Instructions to follow → Repeat the material exactly from its first line to the line that includes "1.8, 2.0, 2.2]". Skip pictures.
##### Stored data #####
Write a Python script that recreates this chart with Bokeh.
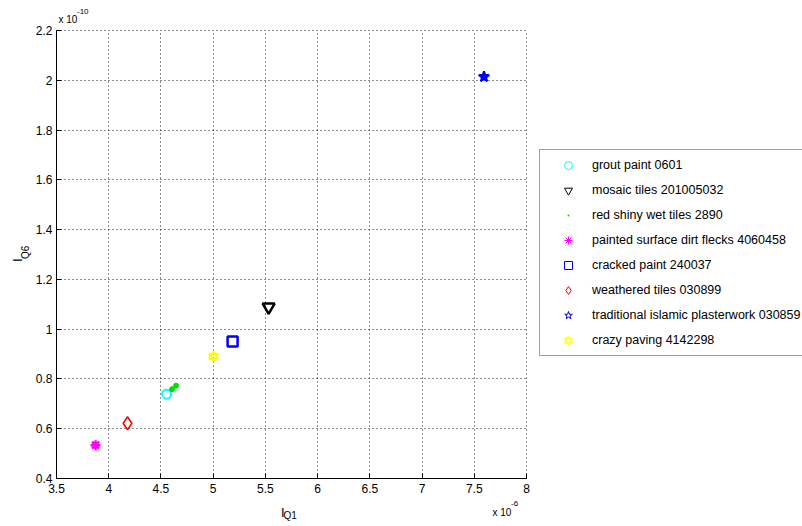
import math
from bokeh.plotting import figure
from bokeh.models import (Range1d, FixedTicker, CustomJSTickFormatter, Legend,
                          LegendItem, Label, ColumnDataSource, Grid, BoxAnnotation)
from bokeh.embed import file_html
from bokeh.resources import INLINE

# ---- data (x in units of 1e-6, y in units of 1e-10) ----
x_ticks = [3.5, 4, 4.5, 5, 5.5, 6, 6.5, 7, 7.5, 8]
y_ticks = [0.4, 0.6, 0.8, 1.0, 1.2, 1.4, 1.6, 1.8, 2.0, 2.2]

series_names = [
    "grout paint 0601",
    "mosaic tiles 201005032",
    "red shiny wet tiles 2890",
    "painted surface dirt flecks 4060458",
    "cracked paint 240037",
    "weathered tiles 030899",
    "traditional islamic plasterwork 030859",
    "crazy paving 4142298",
]
grout_x = [4.554]
grout_y = [0.739]
mosaic_x = [5.531]
mosaic_y = [1.089]
redshiny_x = [4.606, 4.645]
redshiny_y = [0.759, 0.773]
painted_x = [3.874]
painted_y = [0.534]
cracked_x = [5.186]
cracked_y = [0.950]
weathered_x = [4.180]
weathered_y = [0.622]
islamic_x = [7.593]
islamic_y = [2.014]
crazy_x = [5.004]
crazy_y = [0.891]

FONT = "Liberation Sans"

# ---- layout (pixels) ----
W, H = 802, 526
AX_L, AX_T, AX_W, AX_H = 56, 30, 470, 448
X0, X1 = x_ticks[0], x_ticks[-1]
Y0, Y1 = y_ticks[0], y_ticks[-1]
kx = AX_W / (X1 - X0)
ky = AX_H / (Y1 - Y0)
xr = Range1d(X0 - AX_L / kx, X1 + (W - AX_L - AX_W) / kx)
yr = Range1d(Y0 - (H - AX_T - AX_H) / ky, Y1 + AX_T / ky)

p = figure(width=W, height=H, x_range=xr, y_range=yr,
           output_backend="svg", toolbar_location=None,
           min_border_left=0, min_border_right=0, min_border_top=0, min_border_bottom=0)
p.outline_line_color = None
p.background_fill_color = "white"
p.border_fill_color = "white"
# an off-screen range used only by the thin legend-sample renderers
p.extra_x_ranges = {"legend_only": Range1d(1e6, 1e6 + 1)}

fmt = CustomJSTickFormatter(code="return String(Math.round(tick*10)/10);")
p.xaxis.ticker = FixedTicker(ticks=x_ticks)
p.yaxis.ticker = FixedTicker(ticks=y_ticks)
p.xaxis.fixed_location = Y0
p.yaxis.fixed_location = X0
p.xaxis.bounds = (X0, X1)
p.yaxis.bounds = (Y0, Y1)
for ax in (p.xaxis, p.yaxis):
    ax.formatter = fmt
    ax.major_tick_in = 5
    ax.major_tick_out = 0
    ax.minor_tick_line_color = None
    ax.axis_line_color = "#000000"
    ax.major_tick_line_color = "#000000"
    ax.major_label_text_font = FONT
    ax.major_label_text_font_size = "12px"
    ax.major_label_text_color = "#000000"
p.xaxis.major_label_standoff = 5
p.yaxis.major_label_standoff = 4

has_cross = "cross_bounds" in Grid.properties()
for g in (p.xgrid, p.ygrid):
    g.grid_line_color = "#000000"
    g.grid_line_dash = "1 3"
    g.grid_line_alpha = 0.9
if has_cross:
    p.xgrid.cross_bounds = (Y0, Y1)
    p.ygrid.cross_bounds = (X0, X1)
else:
    eps_x = 1.5 / kx
    eps_y = 1.5 / ky
    for kw in (dict(right=X0), dict(left=X1 + eps_x), dict(top=Y0), dict(bottom=Y1 + eps_y)):
        p.add_layout(BoxAnnotation(fill_color="white", fill_alpha=1.0, line_color=None,
                                   level="underlay", **kw))

items = []

def add(name, xs, ys, markers, color, size, lw, filled=False, leg_marker=None, leg_lw=1.0):
    src = ColumnDataSource(dict(x=xs, y=ys))
    leg = []
    for m in markers:
        p.scatter("x", "y", source=src, marker=m, size=size, line_color=color,
                  line_width=lw, fill_color=color if filled else None)
        lm = leg_marker or m
        leg.append(p.scatter("x", "y", source=src, x_range_name="legend_only",
                             marker=lm, line_color=color, line_width=leg_lw,
                             fill_color=color if lm == "dot" else None))
    items.append(LegendItem(label=name, renderers=leg))

add(series_names[0], grout_x, grout_y, ["circle"], "#00FFFF", 9, 2)
add(series_names[1], mosaic_x, mosaic_y, ["inverted_triangle"], "#000000", 12, 2.5)
add(series_names[2], redshiny_x, redshiny_y, ["circle"], "#00E000", 5, 1, filled=True,
    leg_marker="dot", leg_lw=3.5)
add(series_names[3], painted_x, painted_y, ["asterisk"], "#FF00FF", 10, 2.5)
add(series_names[4], cracked_x, cracked_y, ["square"], "#0000FF", 10, 2.5)
add(series_names[5], weathered_x, weathered_y, ["diamond"], "#FF0000", 13, 1.5)
add(series_names[6], islamic_x, islamic_y, ["star"], "#0000FF", 11, 2, filled=True)
add(series_names[7], crazy_x, crazy_y, ["triangle", "inverted_triangle"], "#FFFF00", 9, 2)

legend = Legend(items=items, location=(539, 170), orientation="vertical",
                border_line_color="#404040", border_line_width=1,
                background_fill_color="white", background_fill_alpha=1.0,
                padding=5, spacing=5, margin=0, label_height=20, glyph_height=20,
                glyph_width=46, label_standoff=1, label_text_font=FONT,
                label_text_font_size="12.5px", label_text_color="#000000")
p.add_layout(legend, "center")

def lab(text, x, y, size, angle=0.0):
    # x, y: page pixels from top-left
    p.add_layout(Label(text=text, x=x, y=H - y, x_units="screen", y_units="screen",
                       text_font=FONT, text_font_size=size, text_color="#000000",
                       text_align="left", text_baseline="alphabetic", angle=angle))

lab("I", 280.5, 512, "13px")
lab("Q1", 283, 515, "10px")
lab("I", 17.3, 261.5, "13px", math.pi / 2)
lab("Q6", 25, 258.5, "10px", math.pi / 2)
lab("x 10", 58, 19, "10px")
lab("-10", 76.5, 11, "8px")
lab("x 10", 492, 512, "10px")
lab("-6", 510.5, 502.5, "8px")

open("out.html", "w").write(file_html(p, INLINE))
#####
Task output →
Write a Python script that recreates this chart with Bokeh.
import math
from bokeh.plotting import figure
from bokeh.models import (Range1d, FixedTicker, CustomJSTickFormatter, Legend,
                          LegendItem, Label, ColumnDataSource, Grid, BoxAnnotation)
from bokeh.embed import file_html
from bokeh.resources import INLINE

# ---- data (x in units of 1e-6, y in units of 1e-10) ----
x_ticks = [3.5, 4, 4.5, 5, 5.5, 6, 6.5, 7, 7.5, 8]
y_ticks = [0.4, 0.6, 0.8, 1.0, 1.2, 1.4, 1.6, 1.8, 2.0, 2.2]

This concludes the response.